We interviewed the prince of pretension… And now it’s time for the baron of bennuendosI Let’s raid Ben’s kitchen to find out the top ingredients that he simply can’t live without. Before the ingredient tour began, I was very curious about how Ben would be able to condense his essentials to just 5 things. I was definitely surprised (in the best way) by what made the final cut. Let’s get straight into it…
What is the difference between regular salt and smoked sea salt? Smoked salt is created when smoked over a fire of real, natural wood – helping to enhance its flavour! An ingredient like this is perfect for Ebbers, because he doesn’t get to enjoy BBQs as much due to the lack of outside space.
“I also have an open kitchen plan so I try to avoid too much heavy charring, as it stinks out the whole flat. That said, a pinch of smoked sea salt in marinades, on roasted veggies and to finish a steak can give that lovely lick of smoke to just elevate a dish beyond what’s practical inside.”
Ben loves using oyster sauce… And not just within Chinese cuisine! This dark, rich sauce is all things savoury and umami. It is very popular with stir-fries and marinades… But why not take it to the next level?

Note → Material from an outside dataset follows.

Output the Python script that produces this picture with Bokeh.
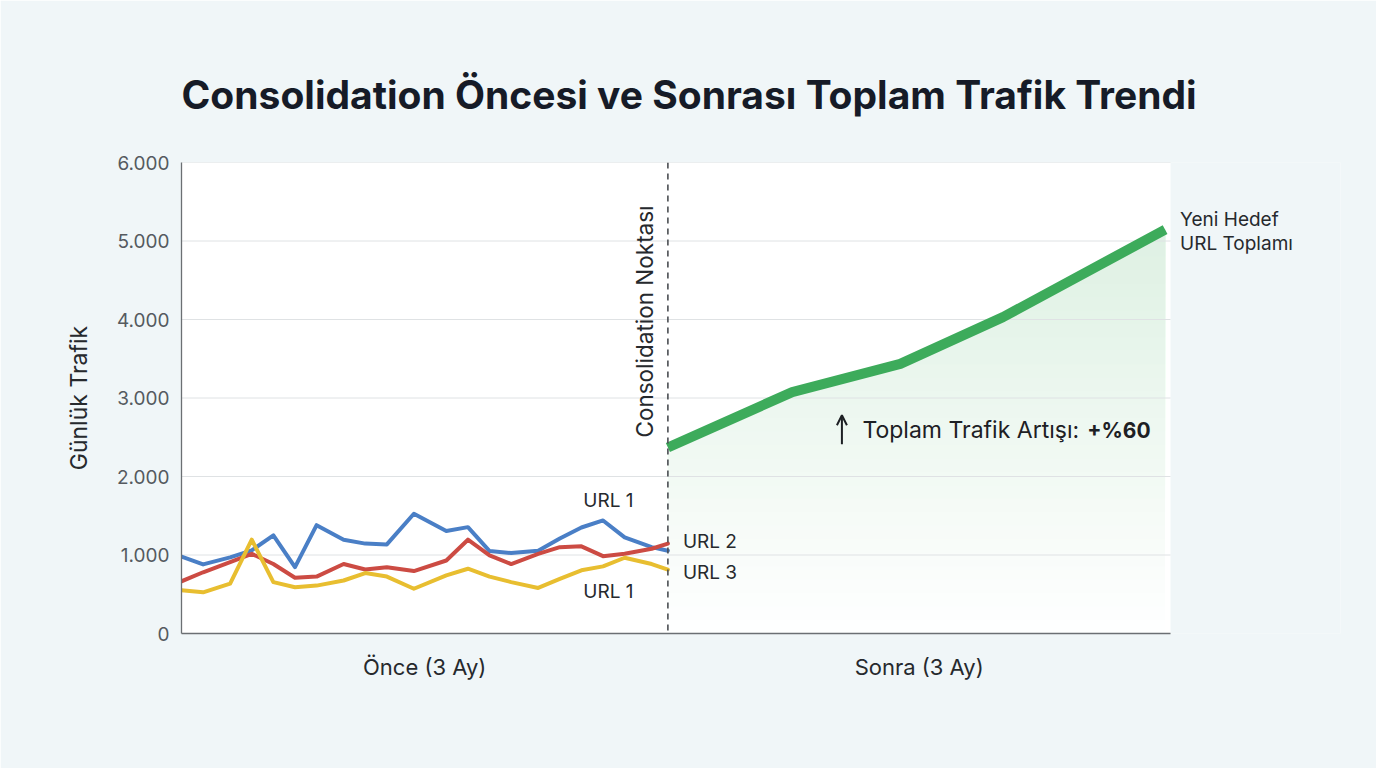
import numpy as np
from math import pi
from bokeh.plotting import figure
from bokeh.models import Label, Arrow, OpenHead, Span, FixedTicker, Range1d
from bokeh.embed import file_html
from bokeh.resources import INLINE

# ---------------- data ----------------
before_days = [0, 4, 9, 13, 17, 21, 25, 30, 34, 38, 43, 49, 53, 57, 61, 66, 70, 74, 78, 82, 87, 90]
url1 = [980, 880, 970, 1060, 1250, 845, 1380, 1195, 1145, 1135, 1525, 1305, 1355, 1050, 1025, 1055, 1210, 1350, 1440, 1225, 1100, 1055]
url2 = [665, 780, 910, 1015, 885, 710, 725, 885, 815, 845, 795, 930, 1195, 995, 885, 1015, 1100, 1110, 985, 1015, 1080, 1145]
url3 = [550, 525, 635, 1195, 655, 590, 610, 675, 770, 725, 570, 740, 825, 725, 655, 580, 695, 805, 855, 965, 885, 815]

after_days = [90, 113, 133, 152, 182]
total_after = [2370, 3075, 3435, 4030, 5145]

consolidation_day = 90
period_end = 183
y_ticks = [0, 1000, 2000, 3000, 4000, 5000, 6000]
y_tick_labels = ["0", "1.000", "2.000", "3.000", "4.000", "5.000", "6.000"]
x_ticks = [45, 136.5]
x_tick_labels = ["Önce (3 Ay)", "Sonra (3 Ay)"]

title = "Consolidation Öncesi ve Sonrası Toplam Trafik Trendi"
FONT = "Inter"
BLUE, RED, YELLOW, GREEN = "#4a7fc6", "#cc4b43", "#e8be30", "#3dab5b"
BG = "#f0f6f8"

# frame widened to the right so the end label can sit outside the white chart area
frame_left, frame_right_border = 181, 36
chart_px = 989  # width of white area in px
frame_px = 1376 - frame_left - frame_right_border
x_end = period_end * frame_px / chart_px
y_top = y_ticks[-1]

p = figure(width=1376, height=768, output_backend="svg", toolbar_location=None,
           x_range=Range1d(0, x_end), y_range=Range1d(0, y_top),
           min_border_left=frame_left, min_border_right=frame_right_border,
           min_border_top=162, min_border_bottom=135)
p.background_fill_color = BG
p.border_fill_color = BG
p.outline_line_color = None

# white chart area
p.quad(left=[0], right=[period_end], bottom=[0], top=[y_top], fill_color="white", line_color=None)

# title
p.title.text = title
p.title.text_font = FONT
p.title.text_font_style = "bold"
p.title.text_font_size = "39px"
p.title.text_color = "#161b27"
p.title.align = "left"
p.title.offset = 0
p.title.standoff = 90


def mix(alpha, c=GREEN):
    r, g, b = int(c[1:3], 16), int(c[3:5], 16), int(c[5:7], 16)
    return "#%02x%02x%02x" % tuple(round(255 - alpha * (255 - v)) for v in (r, g, b))


# gradient fill under the total line (opaque bands, each a subset of the previous)
gx = np.array(after_days, dtype=float)
gy = np.array(total_after, dtype=float)
N = 30
top = gy.max()
a_max = 0.17
xs, ys, cols = [], [], []
for k in range(N):
    L = top * k / N
    xc = float(np.interp(L, gy, gx))
    yc = float(np.interp(xc, gx, gy))
    px = [xc, xc] + [x for x in gx if x > xc] + [gx[-1]]
    py = [L, max(yc, L)] + [y for x, y in zip(gx, gy) if x > xc] + [L]
    xs.append(px)
    ys.append(py)
    cols.append(mix(a_max * (k + 0.5) / N))
p.patches(xs, ys, fill_color=cols, fill_alpha=1, line_color=None)

# gridlines limited to chart area, drawn over the fill
p.xgrid.visible = False
p.ygrid.visible = False
p.segment(x0=[0] * len(y_ticks), x1=[period_end] * len(y_ticks), y0=y_ticks, y1=y_ticks,
          line_color="#dfe2e4", line_width=1)

# axes
p.yaxis.ticker = FixedTicker(ticks=y_ticks)
p.yaxis.major_label_overrides = dict(zip(y_ticks, y_tick_labels))
p.xaxis.ticker = FixedTicker(ticks=x_ticks)
p.xaxis.major_label_overrides = dict(zip(x_ticks, x_tick_labels))
p.xaxis.bounds = (0, period_end)
for ax in (p.xaxis[0], p.yaxis[0]):
    ax.axis_line_color = "#6b6f73"
    ax.axis_line_width = 1.3
    ax.major_tick_line_color = None
    ax.minor_tick_line_color = None
    ax.major_label_text_font = FONT
p.yaxis.major_label_text_font_size = "19px"
p.yaxis.major_label_text_color = "#555a60"
p.yaxis.major_label_standoff = 6
p.xaxis.major_label_text_font_size = "22px"
p.xaxis.major_label_text_color = "#26292d"
p.xaxis.major_label_standoff = 14
p.yaxis.axis_label = "Günlük Trafik"
p.yaxis.axis_label_text_font = FONT
p.yaxis.axis_label_text_font_style = "normal"
p.yaxis.axis_label_text_font_size = "23px"
p.yaxis.axis_label_text_color = "#26292d"
p.yaxis.axis_label_standoff = 21

# before lines
for ys_, c in ((url1, BLUE), (url2, RED), (url3, YELLOW)):
    p.line(before_days, ys_, line_color=c, line_width=4, line_join="round", line_cap="round")

# after total line
p.line(after_days, total_after, line_color=GREEN, line_width=10, line_join="round", line_cap="butt")

# consolidation marker
p.add_layout(Span(location=consolidation_day, dimension="height", line_color="#4a4d52",
                  line_width=1.6, line_dash="6 5"))
p.add_layout(Label(x=consolidation_day, y=3975, x_offset=-23, text="Consolidation Noktası",
                   angle=pi / 2, text_align="center", text_baseline="middle",
                   text_font=FONT, text_font_size="22.5px", text_color="#26292d"))

lab = dict(text_font=FONT, text_font_size="19px", text_color="#26292d", text_baseline="middle")
p.add_layout(Label(x=79, y=1694, text="URL 1", text_align="center", **lab))
p.add_layout(Label(x=79, y=535, text="URL 1", text_align="center", **lab))
p.add_layout(Label(x=before_days[-1], y=url2[-1], x_offset=15, y_offset=2, text="URL 2", text_align="left", **lab))
p.add_layout(Label(x=before_days[-1], y=url3[-1], x_offset=15, y_offset=-3, text="URL 3", text_align="left", **lab))
p.add_layout(Label(x=after_days[-1], y=total_after[-1], x_offset=15, y_offset=10, text="Yeni Hedef", text_align="left", **lab))
p.add_layout(Label(x=after_days[-1], y=total_after[-1], x_offset=15, y_offset=-14, text="URL Toplamı", text_align="left", **lab))

# increase annotation
p.add_layout(Arrow(end=OpenHead(size=10, line_width=2, line_color="#1d2024"),
                   x_start=122.2, y_start=2410, x_end=122.2, y_end=2780,
                   line_width=2, line_color="#1d2024"))
p.add_layout(Label(x=126, y=2586, text="Toplam Trafik Artışı:", text_align="left", text_baseline="middle",
                   text_font=FONT, text_font_size="23px", text_color="#1d2024"))
p.add_layout(Label(x=167.6, y=2586, text="+%60", text_align="left", text_baseline="middle",
                   text_font=FONT, text_font_size="21px", text_font_style="bold", text_color="#1d2024"))

open("out.html", "w").write(file_html(p, INLINE))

“It provides such a rounded depth to many dishes and can make stews, ragus and casseroles taste like they have been cooking for hours! That’s the beauty of fermented foods. Or… Combine a ratio of 1 tbsp of soy sauce to 1 tsp oyster sauce and use that to season any stir-fried veg! A great, impromptu way to get dinner on the table whilst using up stuff that might be kicking around in the bottom of the fridge.”
The first two ingredients are quite salty, but it’s important to remember that there are other ways to elevate your dishes! The acidity of lemons is a perfect finishing touch to your culinary masterpieces – the food team loves using this tip during food lab days.
“In our Sidekick app, we make use of lemons and limes quite a bit to provide a quick lift to staples like couscous, pasta, sauces, soups, and purées. The acidity wakens the tongue and helps to highlight and accentuate other flavours in the dish. My fridge is never without lemons… besides… it’s also great in a gin ‘n’ tonic!”
Leftovers can be an absolute saviour for lunch the next day at work, when you’re feeling lazy, or even when you’re fragile from a Friday night (a lot of us have been there)! The only problem is, it can sometimes not taste as good. Well, you might not know this, but adding fresh herbs to reheated leftovers can completely transform them back into a much more ‘fresh’ state.
“Often I cook multiple portions of a dish and save the leftovers for another day (in the fridge for 2-3 days time, or in the freezer for whenever). Things like fresh coriander are tricky to grow and have a fairly short shelf-life so if I have them, I buy them and keep them in the fridge. Having said this, parsley, chives, basil and fresh oregano all are pretty good if in pots on the window sill. Buy once and use multiple times over the spring and summer… It’s such great value for money. I also keep hold of rosemary, thyme, sage and bay leaves – I either pick these or buy them and wrap them in damp kitchen paper and store in an airtight container in the fridge. They survive for weeks like that.”
Ahh butter, the versatile little tub/block of foodie heaven. Ebbers didn’t have to convince me much, or shall I say butter me up, to get his point across on this one. It might sound basic (and it has a bad rep), but butter can truly lift dishes in ways that we completely overlook!
“Whilst so much of what we read tells us that saturated animal fats are ‘bad for us’… That’s not the whole picture. Quality butter, when used sensibly in a balanced diet, provides essential nutrients – often a challenge to get from poly or monounsaturated oils. Besides… It tastes great and can transform other humble ingredients into something we can’t wait to eat. Smashed roots, braised rice, potatoes, wholegrain toast, pan-fried or oven-baked fish and… When combined with white miso… A real game-changer! It lasts for several weeks when wrapped up in the fridge, so I’m never without a block!”